The profound impact it has had on the number of spinouts emanating from Oxford has been transformative for our innovation ecosystem. Since OSI’s launch, Oxford University has more than doubled the number of spinouts it formed in 2016, increasing year-on-year from 10 to 21, with a five-fold increase in seed investment activity in the same period, rising from £9.5m in 2015 to £52.6m[v].
Over £30m of this came from OSI, illustrating the powerful stimulatory effect that the fund has had. This large influx of capital means that research, which would otherwise have languished in laboratories, is now benefiting from focused and substantial investments.
Other universities have attracted similar independent funds. University College London formed the UCL Technology fund in 2016 with £50m[vi]. Cambridge University formed Cambridge Innovation Capital (CIC) back in 2013 with £50m of capital.
The latter fund has since expanded to £75m with the addition of new investors, and has already invested £33m since its formation[vii]. The fund typically invests £2-5m, often immediately after a seed investment stage, though sometimes earlier. The fund is having a beacon effect, with an article in the FT claiming that the £33m invested by CIC has helped attract another £70m in co-investment from other investors iv, and the same has been seen in Oxford, because of OSI, where we have seen a quadrupling of investment from external sources in a single year.
One key aspect of these funds is that they take a long-term view and will back spinouts from seed to IPO, acknowledging that it may take many years for portfolio companies to grow in value sufficiently for them to seek an exit or IPO. Due to this, UVFs and funds like them have earned the moniker “Patient Capital” a concept described in more detail in an interesting article by Tony Hickson[viii], Head of Technology Transfer at Imperial Innovations.
Another factor behind the upsurge in funding available for commercialising university research, particularly in the biomedical space, is the need for global pharmaceutical companies to source new innovation to fill their drug pipelines. As mentioned, the development of biomedical technology is particularly expensive, with bridging the famous ‘valley of death’ – the gap between University research and a commercial product such as marketed drug – continuing to cause headaches for would be academic entrepreneurs.
Two funds have launched recently to address this: Apollo Therapeutics, a £40m fund formed by three large pharma companies (AstraZeneca, J&J, and GSK) and three leading Universities (Cambridge, UCL and Imperial College)[ix], and LAB282, a £13m drug discovery partnership between Oxford, OSI, and Evotec. While these funds do not invest in spinouts per se, they are helping to quickly develop potential projects into fully fledged technologies with a direct route to market, thanks to their industry partners.

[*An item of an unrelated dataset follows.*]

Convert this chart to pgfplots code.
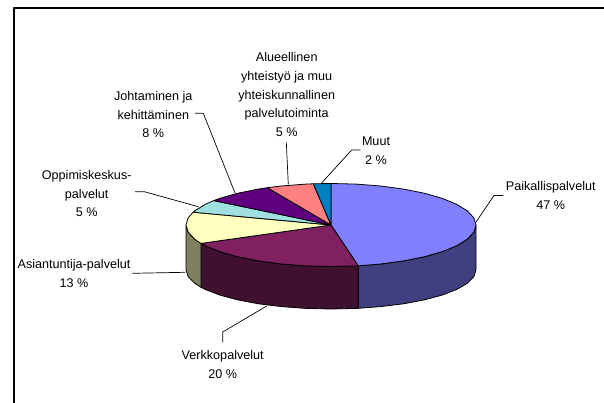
\documentclass[border=0pt]{standalone}
\usepackage{pgfplots}
\pgfplotsset{compat=1.18}
\usepackage{fontspec}
\setmainfont{Liberation Sans}
\definecolor{cA}{HTML}{8080FF}\definecolor{cAs}{HTML}{404080}
\definecolor{cB}{HTML}{802060}\definecolor{cBs}{HTML}{401030}
\definecolor{cC}{HTML}{FFFFC0}\definecolor{cCs}{HTML}{808060}
\definecolor{cD}{HTML}{A0E0E0}\definecolor{cE}{HTML}{600080}
\definecolor{cF}{HTML}{FF8080}\definecolor{cG}{HTML}{0080C0}
\tikzset{lbl/.style={font=\fontsize{12.6}{18.7}\selectfont, align=center, anchor=center, text=black, inner sep=0pt}}
\begin{document}
\begin{tikzpicture}
\begin{axis}[
  scale only axis, width=604pt, height=403pt,
  xmin=0, xmax=604, ymin=0, ymax=403, y dir=reverse,
  axis lines=none, clip=true, no markers,
  every axis plot/.append style={line join=round},
]
% page extent
\addplot[draw=none] coordinates {(0,0) (604,403)};
% frame
\addplot[black, line width=2.2pt] coordinates {(13.7,403) (13.7,8) (604,8)};
% leaders
\addplot[black, line width=0.7pt] coordinates {(503,195.5) (494,195.5) (476,222)};
\addplot[black, line width=0.7pt] coordinates {(360.7,150) (351.7,150) (320.7,184)};
\addplot[black, line width=0.7pt] coordinates {(286.3,142.3) (288.3,184.3)};
\addplot[black, line width=0.7pt] coordinates {(195,113.3) (203.3,113.3) (235,193)};
\addplot[black, line width=0.7pt] coordinates {(135,191.7) (144.3,191.7) (198.3,206.7)};
\addplot[black, line width=0.7pt] coordinates {(132.3,273.3) (185,272.3)};
\addplot[black, line width=0.7pt] coordinates {(222.7,342.3) (222.7,332) (266.7,306)};
% sides
\addplot[draw=black, line width=0.8pt, fill=cAs] coordinates {
 (476,225) (473.8,232.2) (467.3,239.2) (456.6,245.8) (442.1,251.7) (424.2,256.8) (403.5,260.9) (380.6,264.0) (358.2,265.8)
 (358.2,308.3) (380.6,306.6) (403.5,303.8) (424.2,299.9) (442.1,295.1) (456.6,289.5) (467.3,283.3) (473.8,276.8) (476,270)} --cycle;
\addplot[draw=black, line width=0.8pt, fill=cBs] coordinates {
 (358.2,265.8) (356.2,265.9) (331,266.5) (305.8,265.9) (281.4,264.0) (258.5,260.9) (237.8,256.8) (219.9,251.7) (205.4,245.8) (201,243.4)
 (201,287.3) (205.4,289.5) (219.9,295.1) (237.8,299.9) (258.5,303.8) (281.4,306.6) (305.8,308.4) (331,309) (356.2,308.4) (358.2,308.3)} --cycle;
\addplot[draw=black, line width=0.8pt, fill=cCs] coordinates {
 (201,243.4) (194.7,239.2) (188.2,232.2) (186,225)
 (186,270) (188.2,276.8) (194.7,283.3) (201,287.3)} --cycle;
% top
\addplot[draw=black, line width=0.8pt, fill=cA] coordinates {
 (331,225) (331,183.5) (356.2,184.1) (380.6,186.0) (403.5,189.1) (424.2,193.2) (442.1,198.3) (456.6,204.3) (467.3,210.8) (473.8,217.8) (476,225)
 (473.8,232.2) (467.3,239.2) (456.6,245.8) (442.1,251.7) (424.2,256.8) (403.5,260.9) (380.6,264.0) (358.2,265.8)} --cycle;
\addplot[draw=black, line width=0.8pt, fill=cB] coordinates {
 (331,225) (358.2,265.8) (356.2,265.9) (331,266.5) (305.8,265.9) (281.4,264.0) (258.5,260.9) (237.8,256.8) (219.9,251.7) (205.4,245.8) (201,243.4)} --cycle;
\addplot[draw=black, line width=0.8pt, fill=cC] coordinates {
 (331,225) (201,243.4) (194.7,239.2) (188.2,232.2) (186,225) (188.2,217.8) (193.1,212.2)} --cycle;
\addplot[draw=black, line width=0.8pt, fill=cD] coordinates {
 (331,225) (193.1,212.2) (194.7,210.8) (205.4,204.3) (213.7,200.6)} --cycle;
\addplot[draw=black, line width=0.8pt, fill=cE] coordinates {
 (331,225) (213.7,200.6) (219.9,198.3) (237.8,193.2) (258.5,189.1) (267.4,187.7)} --cycle;
\addplot[draw=black, line width=0.8pt, fill=cF] coordinates {
 (331,225) (267.4,187.7) (281.4,186.0) (305.8,184.1) (313.3,183.8)} --cycle;
\addplot[draw=black, line width=0.8pt, fill=cG] coordinates {
 (331,225) (313.3,183.8) (331,183.5)} --cycle;
% labels
\node[lbl] at (axis cs:550.8,195.5) {Paikallispalvelut\\47 \%};
\node[lbl] at (axis cs:376,151) {Muut\\2 \%};
\node[lbl] at (axis cs:286.7,94.5) {Alueellinen\\yhteistyö ja muu\\yhteiskunnallinen\\palvelutoiminta\\5 \%};
\node[lbl] at (axis cs:153.3,114.5) {Johtaminen ja\\kehittäminen\\8 \%};
\node[lbl] at (axis cs:86.7,193.5) {Oppimiskeskus-\\palvelut\\5 \%};
\node[lbl] at (axis cs:74,273.7) {Asiantuntija-palvelut\\13 \%};
\node[lbl] at (axis cs:222.7,364.5) {Verkkopalvelut\\20 \%};
\end{axis}
\path (current axis.south west) rectangle (current axis.north east);
\end{tikzpicture}
\end{document}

UVFs are helping to rapidly develop university ideas into real world technologies, they are creating jobs and economic impact, and they are helping the UK maximise the benefits its world-leading research base can create. But crucially, through the accelerated evolution of university ideas, they are helping to change lives for the better, and drive forward human progress.
We are heading into an uncertain future. Yet, despite Brexit, these developments indicate that the historic trend of Britain doing great research, but failing to benefit from it, is finally ending. The creation of large investment funds linked to particular universities, along with investors willing to take a long-term view hopefully heralds a golden new age in our competitiveness in our increasingly technology-driven world.